Mas tudo cansa nesta vida, até o descanso. Vendo o material anunciado, as pessoas estão reclamando de pagar muito caro por muito pouco — algo de que doentes como eu reclamavam há mais tempo, porque conhecem a abundância de material pirata disponível por aí. E algumas passaram a se perguntar se o volume e a qualidade do material neste lançamento poderia ser um indicativo de que baú do qual os Beatles tiram o leite das crianças nos últimos 30 anos está começando a secar. E é aqui que discordo deles.

Eu fiquei impressionado com a mediocridade da edição de aniversário do Let it Be — por sinal, a única que comprei, porque sempre quis ter o álbum Get Back com aquela capa; é como se eu, que estou longe de ser o colecionador que pensava ser aos 15 anos, finalmente sentisse que essa a era única coisa que faltava para mim. O material disponível é absurdamente variado (fiz uma sugestão de gravações que poderiam ser incluídas, num post que talvez represente a última manifestação de fé deste pobre escriba na Apple — talvez fosse o lockdown, não sei; mas é um indicativo do volume de material interessante que ainda está oficialmente inédito), mas o que foi efetivamente incluído era parco e fraco.

Agora entendo o que era: o nome disso é racionamento, é gestão de recursos. O material é finito e precisa ser liberado aos poucos, de maneira que garanta um fluxo regular capaz de gerar a renda necessária pelos próximos anos.
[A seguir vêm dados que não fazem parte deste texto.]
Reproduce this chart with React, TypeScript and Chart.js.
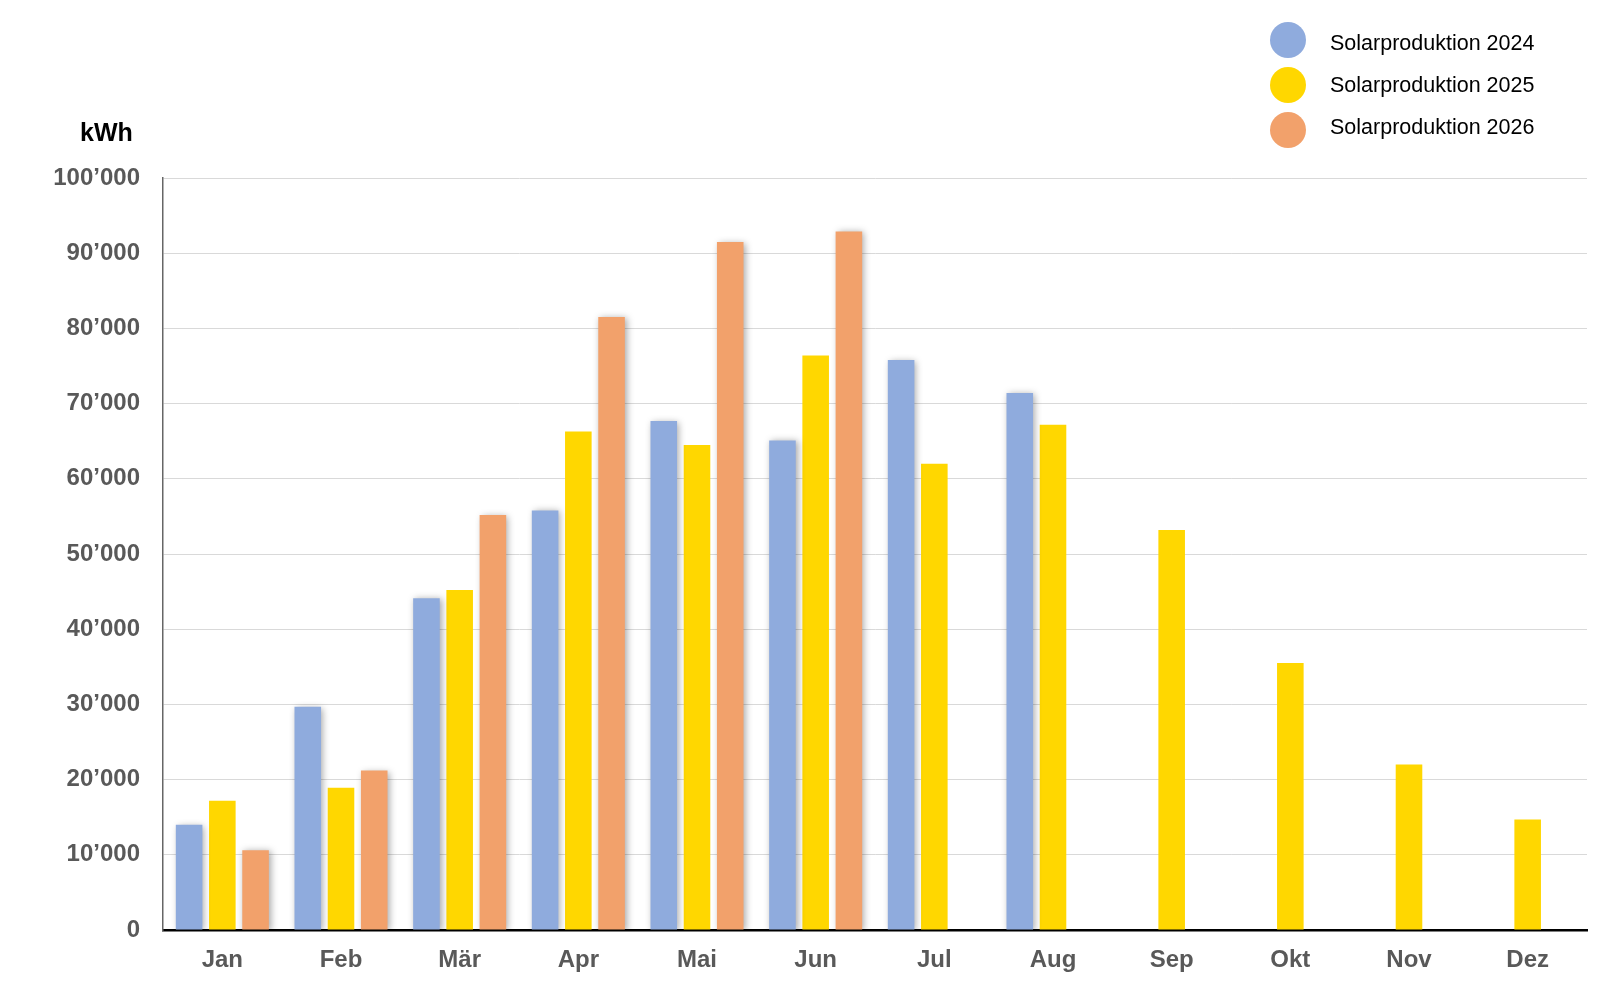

Usando como exemplo as gravações disponíveis das sessões do Let it Be, daqui a dez anos é possível que lancem uma nova versão do álbum, agora com novas canções que ficaram fora até agora. Ou discos completamente inéditos, com títulos possíveis como “Raspa do Tacho Vol. 6”, ou coisa parecida. Sem falar nos shows ao vivo — são mais de 50 disponíveis, alguns completos, outros com umas poucas canções, inclusive apenas ouvidas ao fundo de reportagens de rádio ou TV, a maioria imprestável.

O leitinho das crianças não está ameaçado. Os Beatles entenderam que sempre terão uma legião de fãs dispostos a pagar caro pelo que, hoje, são essencialmente mementos, souvenirs, em um tempo em que até mesmo fãs dedicados como eu adquirem seu discos nas redes de torrent. Para esse pessoal, mais do que a experiência estética ou mesmo espiritual de ouvir uma canção, o que vale mesmo é ter nas mãos um artefato que dê materialidade e substitua essa experiência. Os Beatles sabem que não é mais a música que importa.

E aqui, talvez, esteja a maior ironia de todas.

Como eu imaginava, Free as Bird foi realmente remixada. O vocal original de Lennon foi adequadamente tratado, e agora soa mais natural. Mas, por incrível e inacreditável que pareça, ela ficou pior.

Em 1995, saber que a música tinha sido feita sobre uma gravação em cassete gerava uma condescendência necessária e benéfica para a bravação. A qualidade da parte de Lennon era ruim, mas para todos nós, era a qualidade da gravação, algo que não se podia consertar, e então ela importava pouco ou nada. Com o vocal restaurado, não dá mais para evitar lembrar que ela era apenas uma demo caseira, com uma voz quase em falsete, sem nenhuma pretensão. É paradoxal: a canção soa melhor, mas seu efeito é pior. É melhor ouvir a versão original.

Talvez isso seja um indicativo do que podemos esperar daqui em diante. Não sei. Do que tenho certeza é que esse é apenas o primeiro passo de uma longa fieira de lançamentos semelhantes.